The warning signs are clear. It's time to allow seniors to get off the sinking Medicare ship and seek private sector alternatives for health insurance.
Overseers of the Medicare trust funds recently warned that the hospital fund (Medicare Part A) is scheduled for bankruptcy much sooner than previously estimated. Last year, trustees estimated that under "intermediate assumptions" the program would run out of money in 2026. This year, they say it will go broke in 2019 under those same assumptions. However, if there is higher-than-anticipated demand for services or less favorable economic conditions, the hospital fund could become exhausted as early as 2012, in just eight years.
Opponents of the new prescription drug benefit will try to blame Republicans for the financial peril of the Medicare hospital trust fund. But what many people may not realize is that the new drug benefit (Medicare Part D) will be financed through an entirely different trust fund. Like the outpatient doctor program (Medicare Part B), the drug benefit will be supported primarily through general tax revenues and premiums paid by beneficiaries. All told, the new drug benefit is projected to cost $916 billion between 2004 and 2013, with general tax revenues supporting $689.5 billion of that benefit.

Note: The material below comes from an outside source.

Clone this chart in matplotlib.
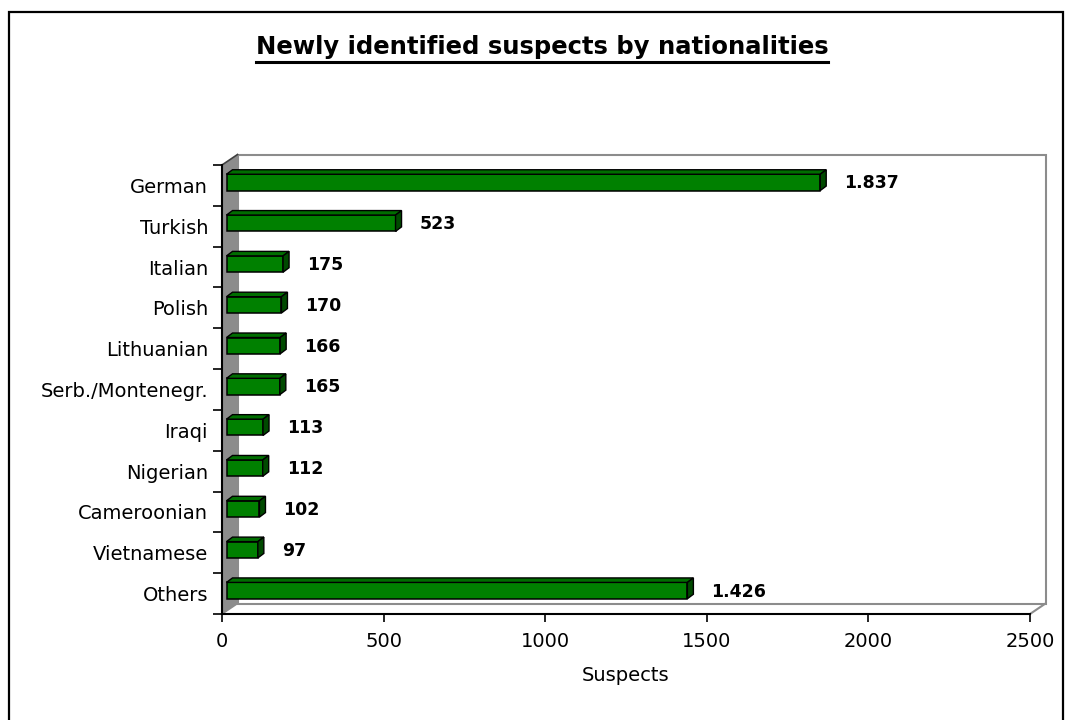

Annual spending for all Medicare programs combined is expected to grow from $304.5 billion in 2004 to $690.6 billion in 2013. Total program costs are anticipated to be more than $5 trillion between 2004 and 2013.
Meanwhile, the forthcoming hospital trust fund bankruptcy and high prescription drug spending are expected to occur around the same time that some 76 million baby boomers start entering the Medicare program in 2011. And during this time there will be fewer workers per retiree to pay Medicare payroll taxes and general income taxes to support promised benefits to retirees. By 2030, only 2.3 workers will be available to support each Medicare beneficiary compared with today's four workers per beneficiary.
Given the evidence that Medicare has reached a midlife crisis and needs a major overhaul, two of the first steps that Congress and the president should take to reform the program now are 1) permit seniors to pay privately for health insurance and 2) restore seniors' legal right to contract privately with physicians.
Currently, nearly all seniors are forced to join Medicare Part A (the hospital insurance program and the portion of Medicare that is heading for bankruptcy very soon) when they apply for Social Security benefits. Seniors cannot reject enrollment in this program unless they forgo all of their cash Social Security benefits. This means that those seniors who prefer to pay privately for catastrophic health insurance are denied this freedom and instead are forced to join Medicare Part A and use scarce resources, even if they'd rather pay out of their own pockets for private health insurance.
Another Medicare reform issue that needs correction is to restore seniors' legal right to contract privately with physicians. Currently, doctors who accept private payment from Medicare beneficiaries for services covered under the program are forced to stop seeing all Medicare patients for two years. This essentially forces doctors to stop accepting private payment from seniors, many of whom are enrolled in Medicare Part B. Congress and the president should restore seniors' legal freedom to pay privately for Medicare-covered services and restore physicians' freedom (under Medicare Part B) to accept private payment from elderly citizens without paying a huge penalty.
This issue is especially critical for future seniors who may have accumulated significant funds in Health Savings Accounts (HSAs) over the coming years. Unless seniors' freedom to contract privately under Medicare is restored, they won't be able to use HSA funds to pay for services that Medicare covers. (But, of course, they could spend their HSA funds on services not covered by Medicare.)
American seniors deserve the dignity and freedom to choose to pay privately for their health insurance and health care, especially given the warnings about Medicare's financial future. Even socialized countries like the United Kingdom allow citizens to pay privately for services covered under government health programs. Certainly the land of the free should restore and protect these precious freedoms.